だから欧米的なカフェが増えて需要が高まってくる時期と自分の仕事がマッチしたというか」

吉田さんが開催すえるワークショップはいつも大盛況で、かつてそのワークショップを受けた3名が現在社員となり、吉田さんの活動をサポートしている。

「皆それぞれのバックボーンも違うし、今まで経験してきた職業も違うんですけど、僕の作品に興味を持っていてくれて好きでいてくれているということだけが共通しています。
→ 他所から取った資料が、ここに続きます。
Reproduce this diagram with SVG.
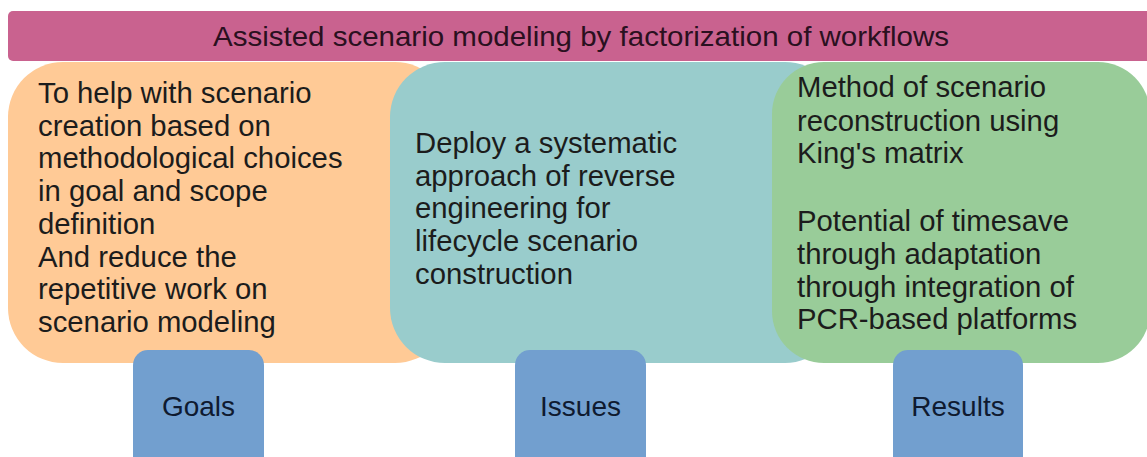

自己ブランディングでガチガチに固めている人もいると思うんですけど、僕の場合はどっちかというと、柔らかくって。それが作風にも、出ているのかなっていう気がしますね。そういう『柔らかい』ところを好きでいてくれている人が周りにいるのはありがたいことだと思っています」

仲間と共に、描くことを通じて伝えられる「何か」があると信じてチョークをはしらせる日々だという。「黒板のあるところなら呼ばれたら世界中どこにでも描きに行きます!」と目を輝かせながら話してくれた。

仲間と共に、今後の活動は世界へ向けて

「今後は、やりたい仕事など勿論あるんですけど、1人じゃなくてチームでやれたらいいなと思います。チームの良さって、色々ありますけど、僕が思い描いている理想は、1人1人の作風は違うけれども、トータルで見ると流れを感じるというか、何か結束のようなものが分かるのが良いなって思っていて。そういう事を今後は集団として続けていけたら良いなと思うんです。仲間と過ごした時間が集団の結束力を高めてくれるというか、それが作品に現れることが理想」

最後に「どんな人がクロフトマンシップとしての素質があると思いますか?」と聞くと。

「僕が思うクラフトマンらしさというのは、モノ作りのプロセスを楽しめるかどうかと思います。モノができ上がっていく過程には、大きな分岐点がいくつかあって、その楽しさに気づくかどうか。結果だけを見るのではなくて、その途中で立ち止まって、『創る』こと自体に純粋な気持ちで向き合っているか、楽しいと感じてやれているか。それが、この仕事の醍醐味だと思っているんです。」

プロセスをないがしろにして結果に早くたどり着くことには興味がない。きちんとしたプロセスを踏んでやっていくことを何よりも大切にしている吉田さん。

今後も、志を同じくした仲間と共に、世界のあらゆる場所のあらゆる場面に相応しいものを、限られたキャンパスの中で最高の自由を手に入れながら彩ってくれるに違いない。

INTERVIEW:Daisuke Udagawa(M-3)
TEXT: Yumiko Fukuda(M-3)
PHOTO:Fumihiko Ikemoto

吉田 幸平

チョークグラフィックアーティスト
吉田 幸平(チョークボーイ)

1984年7月生まれ、大阪府出身。
@chalkboy.me

大阪市立工芸高等学校ビジュアルデザイン、ロンドンのセントラル・セント・マーチンズ (Central Saint Martins)でアートを学ぶ。帰国後、アルバイト先のカフェで描いていたメニューボードが人気を呼び、“チョークボーイ”としての活動を始める。その後、2015年に開催した個展をきっかけとして全国へ知れ渡り、飲料メーカーのイメージビジュアルなどにも採用されたことで知られている。並行して行なっている料理する時の音をサンプリングして即興で音楽にする独特の音楽活動では、KENTO MORIなどとのコラボレーションをする異色の経歴を持つ。